Nous n'avons peut-être pas assez compris cela jusqu'à aujourd'hui. Notre Saint-Père le Pape m'a grondé, la seconde fois que je l'ai vu, de ce que nous n’étions pas plus développés, de ce que nous n'étions pas dans d'autres diocèses. “Qu'est-ce que Troyes”, me disait-il. “Je vous avais envoyés à la France”. Je vois que tout le monde insiste pour que nous ayons des vocations religieuses. Nous sommes obligés de ne pas manquer au bon Dieu. Celui qui fait la cuisine, comme celui qui balaie la maison, sont obligés de demander des vocations, et ils en obtiendront comme les autres. Pourquoi le Père Rolland est-il religieux? Parce que la sœur Marie-Geneviève était à la Visitation. Je n'avais pas compris ce que le Pape me disait la première fois. Il y a des gens qui ne comprennent qu'au bout de 10 ans, 20 ans. C’est malheureux. Je ne suis pas comme quelqu’un qui fait du pugilat en frappant dans le vide [“tamquam aera verberans”] (1 Co 9:26). “On ne peut pas, me direz-vous, prendre les gens au collet”. Celui qu'il faut prendre au collet, c'est vous qui le ferez. Il faut faire violence au père de famille.

Plus je retourne à Paris, plus je suis pénétré de cette nécessité de nous développer. Revenons aux novices et aux exercices du noviciat dont parlent les Constitutions. Les novices doivent pratiquer plus parfaitement la Règle que les autres, parce qu'il faut viser plus haut, si l'on veut atteindre le but placé plus bas. Ils doivent dire: “Il faut que je fasse sérieusement le noviciat, puisque je suis venu pour cela; il faut que je me soumette complètement, sans réserve”. Qu’ils pratiquent l'humilité, et s'ils n'en sont pas capables, qu'ils la demandent à Notre-Seigneur, qu’ils en fassent des pratiques, qu'ils se mettent bien dans l'esprit qu'il ne s’agit pas d'avoir plus ou moins de moyens. “Le diable, disait la bonne Mère à la sœur de Bellaing, a bien plus de moyens que vous. Il n'y a  pas de peine à se mettre la dernière, quand on regarde bien ce qu'on vaut”.
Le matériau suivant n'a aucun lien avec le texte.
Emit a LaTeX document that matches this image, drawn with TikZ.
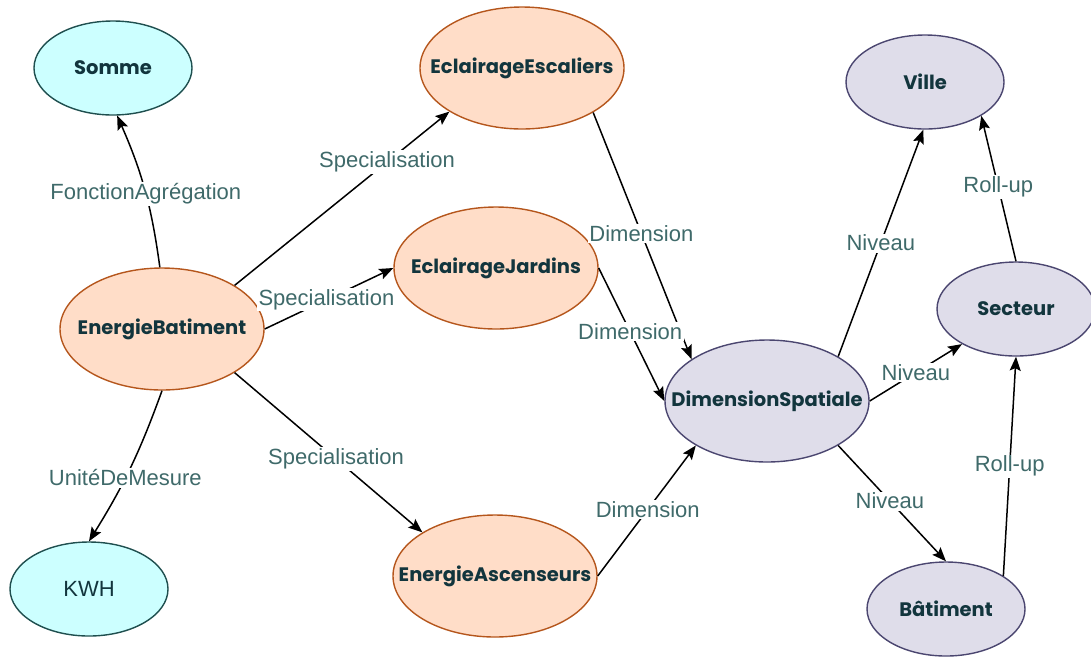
\documentclass[tikz,border=0pt]{standalone}
\usepackage{fontspec}
\setmainfont{Liberation Sans}
\newfontfamily\nodefont{Poppins}
\usetikzlibrary{arrows.meta,shapes.geometric}

\definecolor{cyanfill}{HTML}{CCFFFF}
\definecolor{cyanline}{HTML}{1F4F4F}
\definecolor{peachfill}{HTML}{FFDDC8}
\definecolor{peachline}{HTML}{B5561C}
\definecolor{lavfill}{HTML}{DFDDEA}
\definecolor{lavline}{HTML}{4B4670}
\definecolor{nodetext}{HTML}{12353D}
\definecolor{edgetext}{HTML}{3F6A6A}

% zero-width box so the ellipse keeps its given size
\newcommand{\nodelabel}[1]{\makebox[0pt]{#1}}

\begin{document}
\begin{tikzpicture}[x=1pt,y=-1pt,
  concept/.style={ellipse, line width=1.4pt, inner sep=0pt, text=nodetext,
    font=\nodefont\bfseries\fontsize{19.5}{22}\selectfont},
  smallnode/.style={minimum width=158pt, minimum height=94pt},
  bignode/.style={minimum width=204pt, minimum height=122pt},
  measure/.style={concept, smallnode, fill=cyanfill, draw=cyanline},
  fact/.style={concept, bignode, fill=peachfill, draw=peachline},
  spatial/.style={concept, fill=lavfill, draw=lavline},
  link/.style={line width=1.5pt, -{Stealth[length=14pt,width=11pt,inset=2.5pt]}},
  tag/.style={fill=white, inner sep=1.5pt, text=edgetext,
    font=\fontsize{22}{26}\selectfont},
]
\useasboundingbox (0,0) rectangle (1091,657);

% measures and aggregation
\node[measure] (somme) at (113,68) {\nodelabel{Somme}};
\node[measure, font=\fontsize{22}{26}\selectfont] (kwh) at (89,589) {\nodelabel{KWH}};

% fact and its specialisations
\node[fact] (eb) at (162,329) {\nodelabel{EnergieBatiment}};
\node[fact] (ee) at (522,68) {\nodelabel{EclairageEscaliers}};
\node[fact] (ej) at (496,268) {\nodelabel{EclairageJardins}};
\node[fact] (ea) at (495,576) {\nodelabel{EnergieAscenseurs}};

% spatial dimension hierarchy
\node[spatial, bignode] (ds) at (767,401) {\nodelabel{DimensionSpatiale}};
\node[spatial, smallnode] (ville) at (925,82) {\nodelabel{Ville}};
\node[spatial, smallnode] (secteur) at (1016,309) {\nodelabel{Secteur}};
\node[spatial, smallnode] (bat) at (946,609) {\nodelabel{Bâtiment}};

% connectors
\draw[link] (eb.92) to[bend right=8] node[tag, pos=0.47] {FonctionAgrégation} (somme.-85);
\draw[link] (eb.-90) to[bend left=6] node[tag, pos=0.57] {UnitéDeMesure} (kwh.90);

\draw[link] (eb.31) -- node[tag, pos=0.71] {Specialisation} (ee.-149);
\draw[link] (eb.east) -- node[tag, pos=0.48] {Specialisation} (ej.west);
\draw[link] (eb.-31) -- node[tag, pos=0.54] {Specialisation} (ea.149);

\draw[link] (ee.-32) -- node[tag, pos=0.49] {Dimension} (ds.151);
\draw[link] (ej.east) -- node[tag, pos=0.48] {Dimension} (ds.west);
\draw[link] (ea.east) -- node[tag, pos=0.51] {Dimension} (ds.-148);

\draw[link] (ds.32) -- node[tag, pos=0.5] {Niveau} (ville.-92);
\draw[link] (ds.east) -- node[tag, pos=0.5] {Niveau} (secteur.-147);
\draw[link] (ds.-32) -- node[tag, pos=0.48] {Niveau} (bat.90);

\draw[link] (secteur.90) -- node[tag, pos=0.51] {Roll-up} (ville.-31);
\draw[link] (bat.30) -- node[tag, pos=0.5] {Roll-up} (secteur.-90);
\end{tikzpicture}
\end{document}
“[Les novices] s'efforceront de rendre leur vie intérieure, et de retracer en eux et jusque dans leurs habitudes extérieures l'image de Notre-Seigneur Jésus-Christ, suivant les moyens dont saint François de Sales a donné l'exemple. C’est à cette marque qu’on reconnaîtra qu’ils sont vraiment appelés à former la famille spirituelle du saint Docteur” (Const., Art. III:8; p. 7-8).

Voilà le moule, l'emporte-pièce. Il faut être taillé droit, sec, sans bavure, sans filament. Voilà, moyennant la grâce de Dieu, ce qu'il faut faire pour nous, et ce qu’il faut demander pour les autres. Prions beaucoup, invoquons la bonne Mère Marie de Sales, invoquons-la pour toutes ces intentions.